[Start]

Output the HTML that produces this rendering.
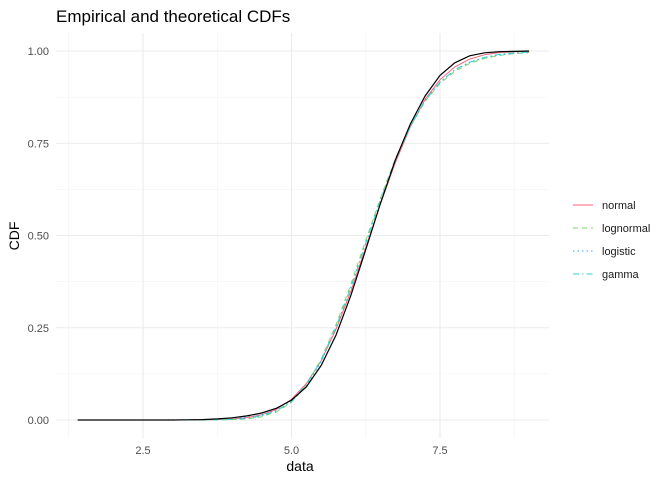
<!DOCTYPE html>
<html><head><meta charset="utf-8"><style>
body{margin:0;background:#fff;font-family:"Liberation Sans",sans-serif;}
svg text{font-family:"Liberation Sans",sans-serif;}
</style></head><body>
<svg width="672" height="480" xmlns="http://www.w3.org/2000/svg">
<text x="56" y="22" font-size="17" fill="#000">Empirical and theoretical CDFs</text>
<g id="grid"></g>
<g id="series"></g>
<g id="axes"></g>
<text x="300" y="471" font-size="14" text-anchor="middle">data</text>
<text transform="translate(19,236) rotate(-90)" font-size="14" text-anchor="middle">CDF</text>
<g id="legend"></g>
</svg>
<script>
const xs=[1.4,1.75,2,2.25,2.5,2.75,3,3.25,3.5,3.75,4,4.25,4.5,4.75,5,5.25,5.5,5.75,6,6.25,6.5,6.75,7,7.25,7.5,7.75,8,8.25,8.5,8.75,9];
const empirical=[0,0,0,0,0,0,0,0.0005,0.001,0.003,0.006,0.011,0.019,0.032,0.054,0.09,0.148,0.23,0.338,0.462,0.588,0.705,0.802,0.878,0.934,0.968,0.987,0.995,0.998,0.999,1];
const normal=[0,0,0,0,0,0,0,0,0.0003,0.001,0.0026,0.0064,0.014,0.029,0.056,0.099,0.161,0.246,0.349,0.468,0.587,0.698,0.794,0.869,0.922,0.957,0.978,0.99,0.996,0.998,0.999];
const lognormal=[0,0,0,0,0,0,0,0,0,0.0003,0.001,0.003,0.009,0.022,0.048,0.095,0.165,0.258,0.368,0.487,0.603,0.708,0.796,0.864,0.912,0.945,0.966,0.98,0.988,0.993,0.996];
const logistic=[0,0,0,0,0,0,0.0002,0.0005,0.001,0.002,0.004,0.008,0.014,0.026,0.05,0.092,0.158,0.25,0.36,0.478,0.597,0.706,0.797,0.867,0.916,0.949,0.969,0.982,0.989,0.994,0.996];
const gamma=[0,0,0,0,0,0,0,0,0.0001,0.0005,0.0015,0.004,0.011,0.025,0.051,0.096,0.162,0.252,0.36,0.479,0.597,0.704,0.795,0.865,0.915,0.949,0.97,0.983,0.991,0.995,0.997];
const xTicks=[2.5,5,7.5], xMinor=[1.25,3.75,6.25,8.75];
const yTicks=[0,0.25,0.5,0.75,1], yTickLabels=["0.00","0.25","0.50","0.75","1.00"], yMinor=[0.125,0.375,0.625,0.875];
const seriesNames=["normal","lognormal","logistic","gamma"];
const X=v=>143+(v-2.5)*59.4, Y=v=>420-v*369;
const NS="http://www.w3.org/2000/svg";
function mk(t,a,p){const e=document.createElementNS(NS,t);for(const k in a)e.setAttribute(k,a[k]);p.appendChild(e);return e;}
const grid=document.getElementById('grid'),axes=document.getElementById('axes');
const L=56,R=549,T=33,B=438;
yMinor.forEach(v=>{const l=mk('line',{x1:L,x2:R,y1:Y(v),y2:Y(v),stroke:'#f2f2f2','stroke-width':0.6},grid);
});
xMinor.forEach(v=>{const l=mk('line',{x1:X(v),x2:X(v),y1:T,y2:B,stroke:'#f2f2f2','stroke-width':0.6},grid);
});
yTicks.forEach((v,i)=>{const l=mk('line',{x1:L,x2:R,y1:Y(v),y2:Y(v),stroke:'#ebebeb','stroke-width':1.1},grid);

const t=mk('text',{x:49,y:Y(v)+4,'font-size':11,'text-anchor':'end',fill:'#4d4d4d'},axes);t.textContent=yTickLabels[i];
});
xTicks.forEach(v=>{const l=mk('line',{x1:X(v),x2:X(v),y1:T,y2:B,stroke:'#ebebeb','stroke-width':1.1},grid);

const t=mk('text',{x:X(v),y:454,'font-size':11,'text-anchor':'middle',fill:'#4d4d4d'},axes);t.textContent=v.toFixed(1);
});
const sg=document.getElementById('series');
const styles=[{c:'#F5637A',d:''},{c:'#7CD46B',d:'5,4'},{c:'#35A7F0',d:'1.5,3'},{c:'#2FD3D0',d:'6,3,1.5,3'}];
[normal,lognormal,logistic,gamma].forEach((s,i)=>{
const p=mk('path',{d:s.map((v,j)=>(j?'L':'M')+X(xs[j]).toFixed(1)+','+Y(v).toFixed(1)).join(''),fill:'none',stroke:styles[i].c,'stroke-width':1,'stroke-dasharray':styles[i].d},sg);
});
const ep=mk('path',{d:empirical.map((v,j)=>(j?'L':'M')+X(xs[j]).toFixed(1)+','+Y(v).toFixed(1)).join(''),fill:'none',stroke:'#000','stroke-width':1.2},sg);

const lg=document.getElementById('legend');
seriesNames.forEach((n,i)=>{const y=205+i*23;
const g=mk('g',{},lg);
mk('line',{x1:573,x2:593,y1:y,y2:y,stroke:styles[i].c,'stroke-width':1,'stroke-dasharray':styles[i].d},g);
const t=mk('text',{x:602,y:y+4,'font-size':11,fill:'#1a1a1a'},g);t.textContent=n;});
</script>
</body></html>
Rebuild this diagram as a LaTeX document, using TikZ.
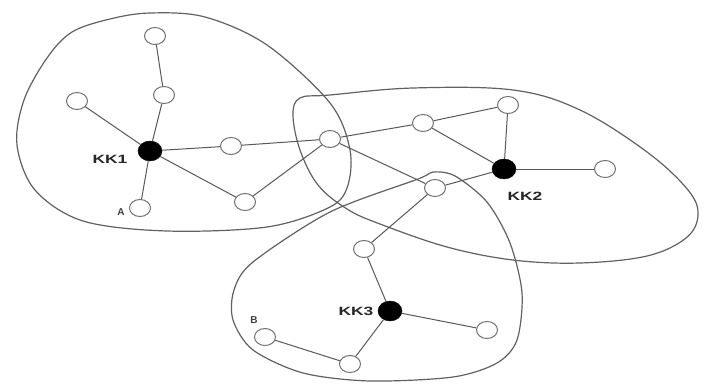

[End]

## The problem
Transcribe each line above verbatim, with the pictures left out.

## Result for this exercise
Output the HTML that produces this rendering.
<!DOCTYPE html>
<html><head><meta charset="utf-8"><style>
body{margin:0;background:#fff;font-family:"Liberation Sans",sans-serif;}
svg text{font-family:"Liberation Sans",sans-serif;}
</style></head><body>
<svg width="672" height="480" xmlns="http://www.w3.org/2000/svg">
<text x="56" y="22" font-size="17" fill="#000">Empirical and theoretical CDFs</text>
<g id="grid"></g>
<g id="series"></g>
<g id="axes"></g>
<text x="300" y="471" font-size="14" text-anchor="middle">data</text>
<text transform="translate(19,236) rotate(-90)" font-size="14" text-anchor="middle">CDF</text>
<g id="legend"></g>
</svg>
<script>
const xs=[1.4,1.75,2,2.25,2.5,2.75,3,3.25,3.5,3.75,4,4.25,4.5,4.75,5,5.25,5.5,5.75,6,6.25,6.5,6.75,7,7.25,7.5,7.75,8,8.25,8.5,8.75,9];
const empirical=[0,0,0,0,0,0,0,0.0005,0.001,0.003,0.006,0.011,0.019,0.032,0.054,0.09,0.148,0.23,0.338,0.462,0.588,0.705,0.802,0.878,0.934,0.968,0.987,0.995,0.998,0.999,1];
const normal=[0,0,0,0,0,0,0,0,0.0003,0.001,0.0026,0.0064,0.014,0.029,0.056,0.099,0.161,0.246,0.349,0.468,0.587,0.698,0.794,0.869,0.922,0.957,0.978,0.99,0.996,0.998,0.999];
const lognormal=[0,0,0,0,0,0,0,0,0,0.0003,0.001,0.003,0.009,0.022,0.048,0.095,0.165,0.258,0.368,0.487,0.603,0.708,0.796,0.864,0.912,0.945,0.966,0.98,0.988,0.993,0.996];
const logistic=[0,0,0,0,0,0,0.0002,0.0005,0.001,0.002,0.004,0.008,0.014,0.026,0.05,0.092,0.158,0.25,0.36,0.478,0.597,0.706,0.797,0.867,0.916,0.949,0.969,0.982,0.989,0.994,0.996];
const gamma=[0,0,0,0,0,0,0,0,0.0001,0.0005,0.0015,0.004,0.011,0.025,0.051,0.096,0.162,0.252,0.36,0.479,0.597,0.704,0.795,0.865,0.915,0.949,0.97,0.983,0.991,0.995,0.997];
const xTicks=[2.5,5,7.5], xMinor=[1.25,3.75,6.25,8.75];
const yTicks=[0,0.25,0.5,0.75,1], yTickLabels=["0.00","0.25","0.50","0.75","1.00"], yMinor=[0.125,0.375,0.625,0.875];
const seriesNames=["normal","lognormal","logistic","gamma"];
const X=v=>143+(v-2.5)*59.4, Y=v=>420-v*369;
const NS="http://www.w3.org/2000/svg";
function mk(t,a,p){const e=document.createElementNS(NS,t);for(const k in a)e.setAttribute(k,a[k]);p.appendChild(e);return e;}
const grid=document.getElementById('grid'),axes=document.getElementById('axes');
const L=56,R=549,T=33,B=438;
yMinor.forEach(v=>{const l=mk('line',{x1:L,x2:R,y1:Y(v),y2:Y(v),stroke:'#f2f2f2','stroke-width':0.6},grid);
});
xMinor.forEach(v=>{const l=mk('line',{x1:X(v),x2:X(v),y1:T,y2:B,stroke:'#f2f2f2','stroke-width':0.6},grid);
});
yTicks.forEach((v,i)=>{const l=mk('line',{x1:L,x2:R,y1:Y(v),y2:Y(v),stroke:'#ebebeb','stroke-width':1.1},grid);

const t=mk('text',{x:49,y:Y(v)+4,'font-size':11,'text-anchor':'end',fill:'#4d4d4d'},axes);t.textContent=yTickLabels[i];
});
xTicks.forEach(v=>{const l=mk('line',{x1:X(v),x2:X(v),y1:T,y2:B,stroke:'#ebebeb','stroke-width':1.1},grid);

const t=mk('text',{x:X(v),y:454,'font-size':11,'text-anchor':'middle',fill:'#4d4d4d'},axes);t.textContent=v.toFixed(1);
});
const sg=document.getElementById('series');
const styles=[{c:'#F5637A',d:''},{c:'#7CD46B',d:'5,4'},{c:'#35A7F0',d:'1.5,3'},{c:'#2FD3D0',d:'6,3,1.5,3'}];
[normal,lognormal,logistic,gamma].forEach((s,i)=>{
const p=mk('path',{d:s.map((v,j)=>(j?'L':'M')+X(xs[j]).toFixed(1)+','+Y(v).toFixed(1)).join(''),fill:'none',stroke:styles[i].c,'stroke-width':1,'stroke-dasharray':styles[i].d},sg);
});
const ep=mk('path',{d:empirical.map((v,j)=>(j?'L':'M')+X(xs[j]).toFixed(1)+','+Y(v).toFixed(1)).join(''),fill:'none',stroke:'#000','stroke-width':1.2},sg);

const lg=document.getElementById('legend');
seriesNames.forEach((n,i)=>{const y=205+i*23;
const g=mk('g',{},lg);
mk('line',{x1:573,x2:593,y1:y,y2:y,stroke:styles[i].c,'stroke-width':1,'stroke-dasharray':styles[i].d},g);
const t=mk('text',{x:602,y:y+4,'font-size':11,fill:'#1a1a1a'},g);t.textContent=n;});
</script>
</body></html>
Rebuild this diagram as a LaTeX document, using TikZ.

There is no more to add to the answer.